The task - Write out the records below from the first line through the line containing "-13.2, -17.9, -24.7];", leaving out any pictures.

Data to use -

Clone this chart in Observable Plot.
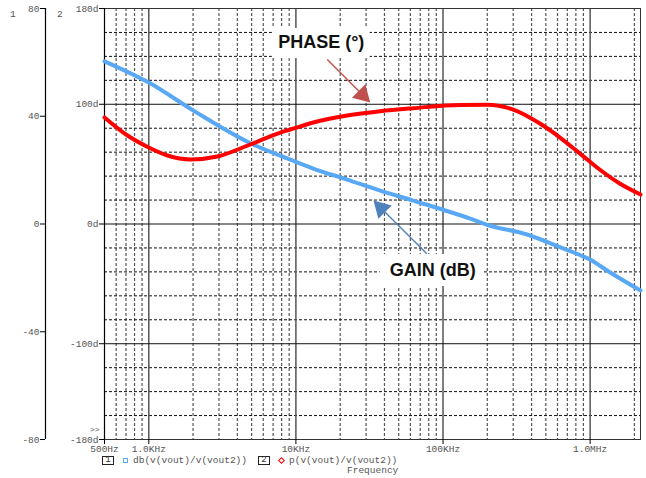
<!DOCTYPE html>
<html><head><meta charset="utf-8">
<script src="https://cdn.jsdelivr.net/npm/d3@7"></script>
<script src="https://cdn.jsdelivr.net/npm/@observablehq/plot@0.6"></script>
<style>
body{margin:0;background:#fff;}
#wrap{position:relative;width:646px;height:478px;font-family:"Liberation Mono",monospace;font-size:9.5px;color:#555;}
#wrap svg{position:absolute;left:0;top:0;}
.lab{position:absolute;white-space:pre;line-height:11px;}
.box{position:absolute;border:1px solid #222;width:10px;height:7px;line-height:7px;text-align:center;color:#333;font-size:9px;}
.mk{position:absolute;width:3px;height:3px;}
</style></head><body><div id="wrap"></div>
<script>
// Phase trace p(v(vout)/v(vout2)) in degrees
const phaseFreq = [500, 717, 1000, 1339, 1919, 2926, 4898, 7834, 9160, 13120, 22330, 37400, 62650, 130000, 200000, 300000, 456000, 624000, 854000, 1160000, 1590000, 2200000];
const phaseDeg  = [89.0, 73.9, 63.9, 57.2, 53.9, 56.4, 66.4, 76.4, 78.9, 84.8, 90.6, 94.2, 96.7, 99.5, 99.6, 95.6, 83.9, 72.2, 58.8, 45.5, 33.8, 24.6];
// Gain trace db(v(vout)/v(vout2)) in dB
const gainFreq = [500, 1000, 2010, 4898, 9160, 13120, 22330, 37400, 62650, 152900, 199500, 372500, 623800, 997000, 1360000, 2200000];
const gainDb   = [60.4, 52.5, 42.1, 30.0, 23.9, 20.6, 16.5, 12.4, 8.7, 2.0, -0.3, -3.9, -8.6, -13.2, -17.9, -24.7];

const xTicks = [500, 1000, 10000, 100000, 1000000];
const xTickLabels = ["500Hz", "1.0KHz", "10KHz", "100KHz", "1.0MHz"];
const xMajorGrid = [1000, 10000, 100000, 1000000];
const xMinorGrid = [600, 700, 800, 900,
  2000, 3000, 4000, 5000, 6000, 7000, 8000, 9000,
  20000, 30000, 40000, 50000, 60000, 70000, 80000, 90000,
  200000, 300000, 400000, 500000, 600000, 700000, 800000, 900000, 2000000];
const phaseTicks = [-180, -100, 0, 100, 180];
const phaseMajorGrid = [-100, 0, 100];
const phaseMinorGrid = [-160, -140, -120, -80, -60, -40, -20, 20, 40, 60, 80, 120, 140, 160];
const gainTicks = [-80, -40, 0, 40, 80];
const traceNames = ["db(v(vout)/v(vout2))", "p(v(vout)/v(vout2))"];

// Annotations (frequency, phase-scale units)
const noteText = ["PHASE (°)", "GAIN (dB)"];
const noteFreq = [14870, 85000];
const noteY = [151.6, -38.8];
const noteBoxF1 = [6918, 37410], noteBoxF2 = [32000, 190000];
const noteBoxY1 = [138.2, -52.2], noteBoxY2 = [163.3, -25.5];
const arrowF1 = [16340, 77630], arrowY1 = [137.4, -24.9];
const arrowF2 = [28370, 37990], arrowY2 = [107.9, 13.2];
const arrowColor = ["#c0504d", "#4f81bd"];
const arrowRotate = [135, -45];

const G2P = 180 / 80; // gain axis -80..80 shares the -180..180 phase range
const phaseData = phaseFreq.map((f, i) => ({f, v: phaseDeg[i]}));
const gainData = gainFreq.map((f, i) => ({f, v: gainDb[i] * G2P}));
const notes = noteText.map((t, i) => ({t, f: noteFreq[i], y: noteY[i], bf1: noteBoxF1[i], bf2: noteBoxF2[i], by1: noteBoxY1[i], by2: noteBoxY2[i]}));
const arrows = arrowF1.map((f, i) => ({f1: f, y1: arrowY1[i], f2: arrowF2[i], y2: arrowY2[i], c: arrowColor[i]}));
const xTickData = xTicks.map((f, i) => ({f, t: xTickLabels[i]}));

const chart = Plot.plot({
  width: 646, height: 478,
  marginTop: 8, marginRight: 6, marginBottom: 39, marginLeft: 104,
  x: {type: "log", domain: [500, 2200000]},
  y: {domain: [-180, 180]},
  style: {fontFamily: "Liberation Mono, monospace", fontSize: "9.5px", color: "#555", background: "transparent", overflow: "visible"},
  marks: [
    Plot.ruleX(xMinorGrid, {stroke: "#555", strokeDasharray: "3,2", strokeWidth: 1.2}),
    Plot.ruleY(phaseMinorGrid, {stroke: "#111", strokeDasharray: "3,2", strokeWidth: 1}),
    Plot.ruleX(xMajorGrid, {stroke: "#555", strokeWidth: 1.5}),
    Plot.ruleY(phaseMajorGrid, {stroke: "#111", strokeWidth: 1}),
    Plot.frame({stroke: "#333"}),
    Plot.ruleX([500], {stroke: "#000", strokeWidth: 1.2}),
    Plot.ruleX([500], {dx: -59, stroke: "#000", strokeWidth: 1.2}),
    Plot.axisX({ticks: xTicks, tickFormat: () => "", tickSize: 5, label: null, stroke: "#000"}),
    Plot.text(xTickData, {x: "f", text: "t", frameAnchor: "bottom", dy: 12, fill: "#555"}),
    Plot.axisY({ticks: phaseTicks, tickFormat: d => d + "d", tickSize: 5, tickPadding: 1, label: null, fill: "#555", stroke: "#000"}),
    Plot.axisY({ticks: gainTicks.map(g => g * G2P), tickFormat: d => String(Math.round(d / G2P)), tickSize: 5, tickPadding: 1, dx: -59, label: null, fill: "#555", stroke: "#000"}),
    Plot.line(gainData, {x: "f", y: "v", stroke: "#58a8f5", strokeWidth: 4, curve: "monotone-x"}),
    Plot.line(phaseData, {x: "f", y: "v", stroke: "#ff0000", strokeWidth: 4, curve: "monotone-x"}),
    Plot.rect(notes, {x1: "bf1", x2: "bf2", y1: "by1", y2: "by2", fill: "white"}),
    Plot.text(notes, {x: "f", y: "y", text: "t", fontFamily: "Liberation Sans, Arial, sans-serif", fontWeight: "bold", fontSize: 18, fill: "#111"}),
    Plot.link(arrows, {x1: "f1", y1: "y1", x2: "f2", y2: "y2", stroke: d => d.c, strokeWidth: 1.4}),
    Plot.dot(arrows.slice(0, 1), {x: "f2", y: "y2", symbol: "triangle", r: 7, fill: arrowColor[0], stroke: "none", rotate: arrowRotate[0]}),
    Plot.dot(arrows.slice(1, 2), {x: "f2", y: "y2", symbol: "triangle", r: 7, fill: arrowColor[1], stroke: "none", rotate: arrowRotate[1]})
  ]
});
const wrap = document.getElementById("wrap");
wrap.appendChild(chart);

function lab(text, left, top, extra) {
  const d = document.createElement("div");
  d.className = "lab"; d.textContent = text;
  d.style.left = left + "px"; d.style.top = top + "px";
  if (extra) Object.assign(d.style, extra);
  wrap.appendChild(d);
}
function box(text, left, top) {
  const d = document.createElement("div");
  d.className = "box"; d.textContent = text;
  d.style.left = left + "px"; d.style.top = top + "px";
  wrap.appendChild(d);
}
function mk(left, top, color, rot) {
  const d = document.createElement("div");
  d.className = "mk";
  d.style.left = left + "px"; d.style.top = top + "px";
  d.style.border = "1px solid " + color;
  if (rot) d.style.transform = "rotate(45deg)";
  wrap.appendChild(d);
}
lab("1", 10, 9);
lab("2", 57, 9);
lab(">>", 90, 424, {fontSize: "8px"});
box("1", 102, 456);
mk(123, 458, "#58a8f5", false);
lab(traceNames[0], 133, 455);
box("2", 258, 456);
mk(279, 458, "#ff0000", true);
lab(traceNames[1], 289, 455);
lab("Frequency", 347, 465);
</script></body></html>
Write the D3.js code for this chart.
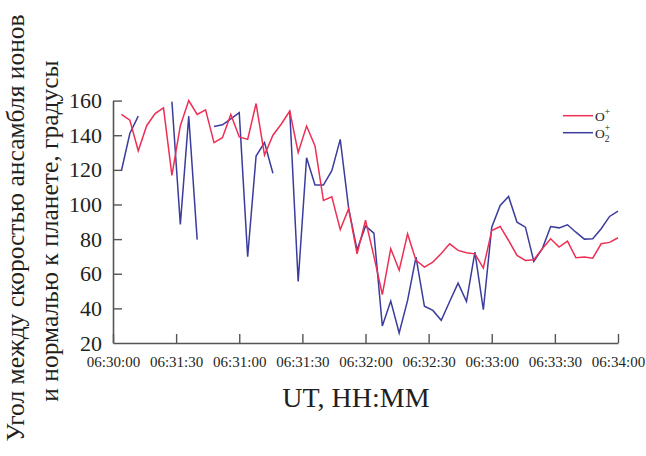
<!DOCTYPE html>
<html>
<head>
<meta charset="utf-8">
<script src="https://cdn.jsdelivr.net/npm/d3@7/dist/d3.min.js"></script>
<style>
  html, body { margin: 0; padding: 0; background: #fff; }
  svg { display: block; }
  text { font-family: "Liberation Serif", "Times New Roman", serif; fill: #231f20; }
</style>
</head>
<body>
<svg id="chart" width="646" height="456"></svg>
<script>
// ---- data ----
const seconds = [4, 8, 12, 16, 20, 24, 28, 32, 36, 40, 44, 48, 52, 56, 60, 64, 68, 72, 76, 80,
  84, 88, 92, 96, 100, 104, 108, 112, 116, 120, 124, 128, 132, 136, 140, 144, 148, 152, 156, 160,
  164, 168, 172, 176, 180, 184, 188, 192, 196, 200, 204, 208, 212, 216, 220, 224, 228, 232, 236, 240];

const oPlus = [152, 148.7, 131, 145.5, 152.5, 155.8, 116.8, 145.5, 160, 152, 154.7, 135.7, 138.6, 152, 139, 137.6, 158.3, 128.6, 140, 146.5,
  154, 130, 145.3, 133.8, 102.3, 104.4, 85.5, 97.6, 71.5, 91, 70, 48, 74.5, 62, 83, 67.7, 63.8, 66.7, 71.7, 77.3,
  73.5, 72.1, 71.5, 63.3, 85, 87.3, 79.2, 70.6, 67.7, 68.1, 74.4, 80.2, 75.4, 78.8, 69.2, 69.6, 69, 77.3, 78.1, 80.8];

const o2Plus = [119.5, 141, 151, null, null, null, 159.4, 88.5, 151, 79.7, null, 145, 146, 149.5, 153, 69.8, 128, 135.7, 118, null,
  154, 55.5, 127, 111.2, 111.2, 119.5, 137.6, 97.6, 73.8, 87.5, 83.5, 29.8, 44.2, 25.8, 44.6, 69.6, 41.2, 38.8, 33.1, 44,
  54.6, 44, 72.5, 39.2, 86.9, 99.4, 104.6, 89.8, 86.9, 67.1, 74.4, 87.3, 86.5, 88.3, 84, 80, 80.2, 86, 93.1, 96.2];

const xTickValues = [0, 30, 60, 90, 120, 150, 180, 210, 240];
const xTickLabels = ["06:30:00", "06:31:30", "06:31:00", "06:31:30", "06:32:00", "06:32:30", "06:33:00", "06:33:30", "06:34:00"];
const yTickValues = [20, 40, 60, 80, 100, 120, 140, 160];

const seriesNames = ["O", "O"];
const yTitleLines = ["Угол между скоростью ансамбля ионов", "и нормалью к планете, градусы"];
const xTitle = "UT, HH:MM";

// ---- layout ----
const svg = d3.select("#chart");
const mLeft = 113, mRight = 618, mTop = 100.6, mBottom = 343;
const axisColor = "#555";
const red = "#ee2f55";
const blue = "#3b3c9c";

const x = d3.scaleLinear().domain([0, 240]).range([mLeft, mRight]);
const y = d3.scaleLinear().domain([20, 160]).range([mBottom, mTop]);

// axes
const xAxis = d3.axisBottom(x)
  .tickValues(xTickValues)
  .tickFormat((d, i) => xTickLabels[i])
  .tickSizeInner(-9).tickSizeOuter(0).tickPadding(13);
const gx = svg.append("g").attr("transform", `translate(0,${mBottom})`).call(xAxis);
gx.select(".domain").attr("stroke", axisColor).attr("stroke-width", 1.6);
gx.selectAll(".tick line").attr("stroke", axisColor).attr("stroke-width", 1.4);
gx.selectAll(".tick text").attr("font-size", 15).attr("font-family", "Liberation Serif").attr("fill", "#231f20");

const yAxis = d3.axisLeft(y)
  .tickValues(yTickValues)
  .tickSizeInner(-9).tickSizeOuter(0).tickPadding(11);
const gy = svg.append("g").attr("transform", `translate(${mLeft},0)`).call(yAxis);
gy.select(".domain").attr("stroke", axisColor).attr("stroke-width", 1.6);
gy.selectAll(".tick line").attr("stroke", axisColor).attr("stroke-width", 1.4);
gy.selectAll(".tick text").attr("font-size", 22).attr("font-family", "Liberation Serif").attr("fill", "#231f20");
gy.selectAll(".tick").filter(d => d === 20).select("line").remove();

// lines
const line = d3.line()
  .defined(d => d[1] != null)
  .x(d => x(d[0]))
  .y(d => y(d[1]));

svg.append("path")
  .datum(seconds.map((s, i) => [s, o2Plus[i]]))
  .attr("fill", "none").attr("stroke", blue).attr("stroke-width", 1.5)
  .attr("stroke-linejoin", "miter").attr("d", line);

svg.append("path")
  .datum(seconds.map((s, i) => [s, oPlus[i]]))
  .attr("fill", "none").attr("stroke", red).attr("stroke-width", 1.5)
  .attr("stroke-linejoin", "miter").attr("d", line);

// legend
const lg = svg.append("g");
const legendColors = [red, blue];
legendColors.forEach((c, i) => {
  const ly = 115.7 + i * 17;
  lg.append("line").attr("x1", 563).attr("x2", 593).attr("y1", ly).attr("y2", ly)
    .attr("stroke", c).attr("stroke-width", 1.5);
  const t = lg.append("text").attr("x", 595).attr("y", ly + 5).attr("font-size", 13.5);
  t.append("tspan").text(seriesNames[i]);
  if (i === 1) {
    t.append("tspan").attr("font-size", 9.5).attr("dy", 4).text("2");
    t.append("tspan").attr("font-size", 9.5).attr("dx", -4.8).attr("dy", -10.5).text("+");
  } else {
    t.append("tspan").attr("font-size", 9.5).attr("dy", -6).text("+");
  }
});

// axis titles
svg.append("text")
  .attr("x", 356).attr("y", 407)
  .attr("text-anchor", "middle").attr("font-size", 28)
  .text(xTitle);

svg.append("text")
  .attr("transform", "translate(24,228) rotate(-90)")
  .attr("text-anchor", "middle").attr("font-size", 25.5)
  .text(yTitleLines[0]);
svg.append("text")
  .attr("transform", "translate(58,231) rotate(-90)")
  .attr("text-anchor", "middle").attr("font-size", 25.5)
  .text(yTitleLines[1]);
</script>
</body>
</html>
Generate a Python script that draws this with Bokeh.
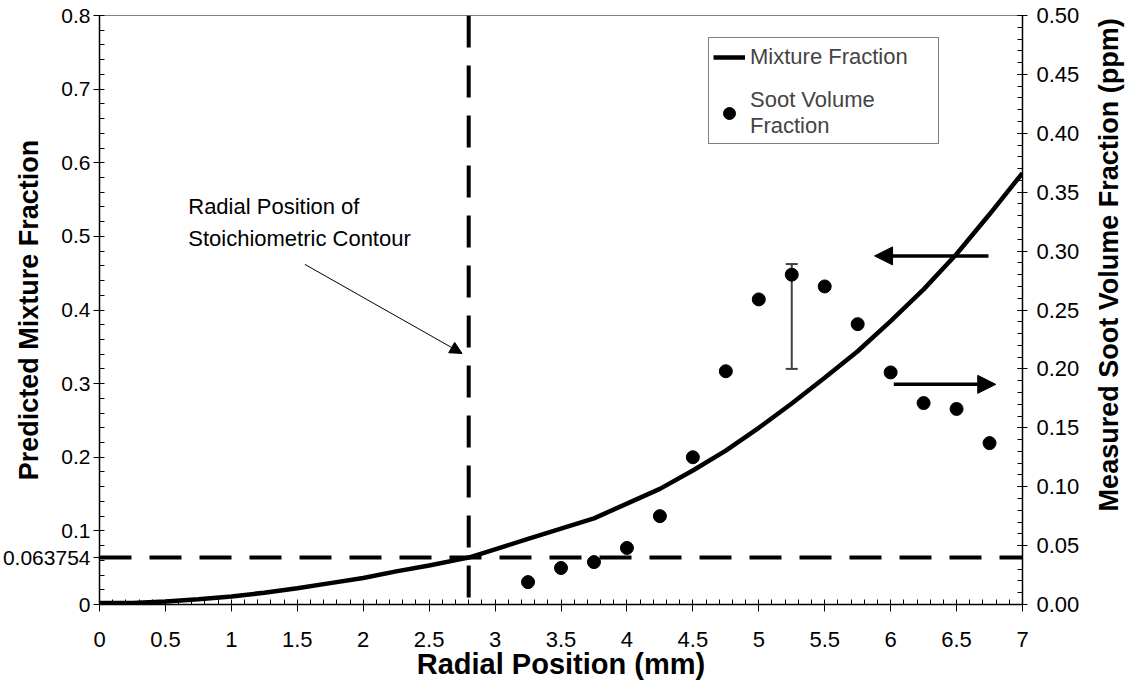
import math
from bokeh.plotting import figure
from bokeh.layouts import row
from bokeh.core.properties import value
from bokeh.models import (Range1d, LinearAxis, FixedTicker, Span, Label, Arrow,
                          NormalHead, Whisker, ColumnDataSource, TeeHead, Legend, LegendItem)
from bokeh.embed import file_html
from bokeh.resources import INLINE

# ---------------- data ----------------
radial_mm = [0, 0.25, 0.5, 0.75, 1.0, 1.25, 1.5, 1.75, 2.0, 2.25, 2.5, 2.75, 2.8, 3.0,
             3.25, 3.5, 3.75, 4.0, 4.25, 4.5, 4.75, 5.0, 5.25, 5.5, 5.75, 6.0, 6.25,
             6.5, 6.75, 7.0]
mixture_fraction = [0.002, 0.002, 0.004, 0.007, 0.011, 0.016, 0.022, 0.029, 0.036, 0.045,
                    0.053, 0.062, 0.0638, 0.075, 0.089, 0.103, 0.117, 0.137, 0.157, 0.182,
                    0.209, 0.240, 0.273, 0.308, 0.344, 0.385, 0.428, 0.476, 0.530, 0.586]

soot_r = [3.25, 3.5, 3.75, 4.0, 4.25, 4.5, 4.75, 5.0, 5.25, 5.5, 5.75, 6.0, 6.25, 6.5, 6.75]
soot_fv = [0.019, 0.031, 0.036, 0.048, 0.075, 0.125, 0.198, 0.259, 0.280, 0.270,
           0.238, 0.197, 0.171, 0.166, 0.137]

err_r = [5.25]
err_lo = [0.200]
err_hi = [0.289]

stoich_r = 2.8
stoich_z = 0.063754

x_ticks = [0, 0.5, 1, 1.5, 2, 2.5, 3, 3.5, 4, 4.5, 5, 5.5, 6, 6.5, 7]
x_tick_labels = ["0", "0.5", "1", "1.5", "2", "2.5", "3", "3.5", "4", "4.5",
                 "5", "5.5", "6", "6.5", "7"]
left_ticks = [0, stoich_z, 0.1, 0.2, 0.3, 0.4, 0.5, 0.6, 0.7, 0.8]
left_tick_labels = ["0", "0.063754", "0.1", "0.2", "0.3", "0.4", "0.5", "0.6", "0.7", "0.8"]
right_ticks = [0, 0.05, 0.1, 0.15, 0.2, 0.25, 0.3, 0.35, 0.4, 0.45, 0.5]
right_tick_labels = ["0.00", "0.05", "0.10", "0.15", "0.20", "0.25", "0.30",
                     "0.35", "0.40", "0.45", "0.50"]

x_title = "Radial Position (mm)"
left_title = "Predicted Mixture Fraction"
right_title = "Measured Soot Volume Fraction (ppm)"

FONT = "Liberation Sans"
TOTAL_W, H = 1126, 685
MAIN_W = 1082

p = figure(width=MAIN_W, height=H, x_range=Range1d(0, 7), y_range=Range1d(0, 0.8),
           output_backend="svg", toolbar_location=None,
           min_border_left=99, min_border_right=57, min_border_top=15, min_border_bottom=81)
p.xgrid.visible = False
p.ygrid.visible = False
p.outline_line_color = "#808080"
p.outline_line_width = 1
p.background_fill_color = "white"
p.border_fill_color = "white"
p.extra_y_ranges = {"soot": Range1d(0, 0.5)}

def style_axis(ax, size="22px"):
    ax.axis_line_color = "black"
    ax.axis_line_width = 1.5
    ax.major_tick_line_color = "black"
    ax.minor_tick_line_color = "black"
    ax.major_tick_line_width = 1
    ax.minor_tick_line_width = 1
    ax.major_label_text_font = FONT
    ax.major_label_text_font_size = size
    ax.major_label_text_color = "black"
    ax.axis_label_text_font = FONT
    ax.axis_label_text_font_size = "27px"
    ax.axis_label_text_font_style = "bold"
    ax.axis_label_text_color = "black"

xa = p.xaxis[0]
style_axis(xa)
xa.ticker = FixedTicker(ticks=x_ticks, minor_ticks=[i / 10 for i in range(71)])
xa.major_label_overrides = dict(zip(x_ticks, x_tick_labels))
xa.major_tick_out = 7
xa.major_tick_in = 0
xa.minor_tick_in = 5
xa.minor_tick_out = 0
xa.major_label_standoff = 20
xa.axis_label = x_title
xa.axis_label_text_font_size = "29px"
xa.axis_label_standoff = -2

ya = p.yaxis[0]
style_axis(ya, "21px")
ya.ticker = FixedTicker(ticks=left_ticks, minor_ticks=[i / 50 for i in range(41)])
ya.major_label_overrides = dict(zip(left_ticks, left_tick_labels))
ya.major_tick_out = 6
ya.major_tick_in = 0
ya.minor_tick_in = 5
ya.minor_tick_out = 0
ya.major_label_standoff = 3
ya.axis_label = left_title
ya.axis_label_standoff = -44

ra = LinearAxis(y_range_name="soot")
style_axis(ra)
ra.ticker = FixedTicker(ticks=right_ticks, minor_ticks=[i / 100 for i in range(51)])
ra.major_label_overrides = dict(zip(right_ticks, right_tick_labels))
ra.major_tick_out = 5
ra.major_tick_in = 5
ra.minor_tick_in = 5
ra.minor_tick_out = 0
ra.major_label_standoff = 9
p.add_layout(ra, "right")

# reference lines
p.add_layout(Span(location=stoich_r, dimension="height", line_color="black",
                  line_width=4, line_dash="32 18"))
p.add_layout(Span(location=stoich_z, dimension="width", line_color="black",
                  line_width=4, line_dash="32 18"))

# series
line_r = p.line(radial_mm, mixture_fraction, line_color="black", line_width=4.5)
dots_r = p.scatter(soot_r, soot_fv, size=13, fill_color="black", line_color="black",
                   y_range_name="soot")

err_src = ColumnDataSource(dict(base=err_r, lower=err_lo, upper=err_hi))
p.add_layout(Whisker(source=err_src, base="base", lower="lower", upper="upper",
                     dimension="height", y_range_name="soot",
                     line_color="#404040", line_width=2,
                     upper_head=TeeHead(size=12, line_color="#404040", line_width=2),
                     lower_head=TeeHead(size=12, line_color="#404040", line_width=2)))

# direction arrows
p.add_layout(Arrow(x_start=6.742, y_start=0.4735, x_end=5.878, y_end=0.4735,
                   line_color="black", line_width=3.5,
                   end=NormalHead(size=18, fill_color="black", line_color="black")))
p.add_layout(Arrow(x_start=6.024, y_start=0.299, x_end=6.797, y_end=0.299,
                   line_color="black", line_width=3.5,
                   end=NormalHead(size=18, fill_color="black", line_color="black")))

# stoichiometric annotation
p.add_layout(Label(x=0.673, y=0.558, text="Radial Position of\nStoichiometric Contour",
                   text_font=FONT, text_font_size="22px", text_align="left",
                   text_baseline="top", text_line_height=1.3, text_color="black"))
p.add_layout(Arrow(x_start=1.557, y_start=0.462, x_end=2.75, y_end=0.341,
                   line_color="black", line_width=1,
                   end=NormalHead(size=12, fill_color="black", line_color="black")))

# legend
legend = Legend(items=[LegendItem(label="Mixture Fraction", renderers=[line_r]),
                       LegendItem(label="Soot Volume\nFraction", renderers=[dots_r])],
                location=(609, 460), label_text_font=FONT, label_text_font_size="22px",
                glyph_width=32, glyph_height=30, label_standoff=5, padding=4,
                spacing=15, label_width=184, margin=0, border_line_color="black",
                border_line_width=1, background_fill_color="white",
                background_fill_alpha=1.0)
p.add_layout(legend)

# right-hand axis title (reads bottom-to-top, as in the reference)
t = figure(width=TOTAL_W - MAIN_W, height=H, x_range=Range1d(0, TOTAL_W - MAIN_W),
           y_range=Range1d(0, H), output_backend="svg", toolbar_location=None,
           x_axis_type=None, y_axis_type=None, min_border=0)
t.xgrid.visible = False
t.ygrid.visible = False
t.outline_line_color = None
t.background_fill_color = "white"
t.border_fill_color = "white"
t.text(x=[26], y=[H - 290], text=[right_title], angle=math.pi / 2,
       text_align="center", text_baseline="middle", text_font=value(FONT),
       text_font_size=value("27px"), text_font_style="bold", text_color="black")

layout = row(p, t)
open("out.html", "w").write(file_html(layout, INLINE))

Output -
Clone this chart in Observable Plot.
<!DOCTYPE html>
<html><head><meta charset="utf-8">
<script src="https://cdn.jsdelivr.net/npm/d3@7"></script>
<script src="https://cdn.jsdelivr.net/npm/@observablehq/plot@0.6"></script>
<style>
body{margin:0;background:#fff;}
#wrap{position:relative;width:646px;height:478px;font-family:"Liberation Mono",monospace;font-size:9.5px;color:#555;}
#wrap svg{position:absolute;left:0;top:0;}
.lab{position:absolute;white-space:pre;line-height:11px;}
.box{position:absolute;border:1px solid #222;width:10px;height:7px;line-height:7px;text-align:center;color:#333;font-size:9px;}
.mk{position:absolute;width:3px;height:3px;}
</style></head><body><div id="wrap"></div>
<script>
// Phase trace p(v(vout)/v(vout2)) in degrees
const phaseFreq = [500, 717, 1000, 1339, 1919, 2926, 4898, 7834, 9160, 13120, 22330, 37400, 62650, 130000, 200000, 300000, 456000, 624000, 854000, 1160000, 1590000, 2200000];
const phaseDeg  = [89.0, 73.9, 63.9, 57.2, 53.9, 56.4, 66.4, 76.4, 78.9, 84.8, 90.6, 94.2, 96.7, 99.5, 99.6, 95.6, 83.9, 72.2, 58.8, 45.5, 33.8, 24.6];
// Gain trace db(v(vout)/v(vout2)) in dB
const gainFreq = [500, 1000, 2010, 4898, 9160, 13120, 22330, 37400, 62650, 152900, 199500, 372500, 623800, 997000, 1360000, 2200000];
const gainDb   = [60.4, 52.5, 42.1, 30.0, 23.9, 20.6, 16.5, 12.4, 8.7, 2.0, -0.3, -3.9, -8.6, -13.2, -17.9, -24.7];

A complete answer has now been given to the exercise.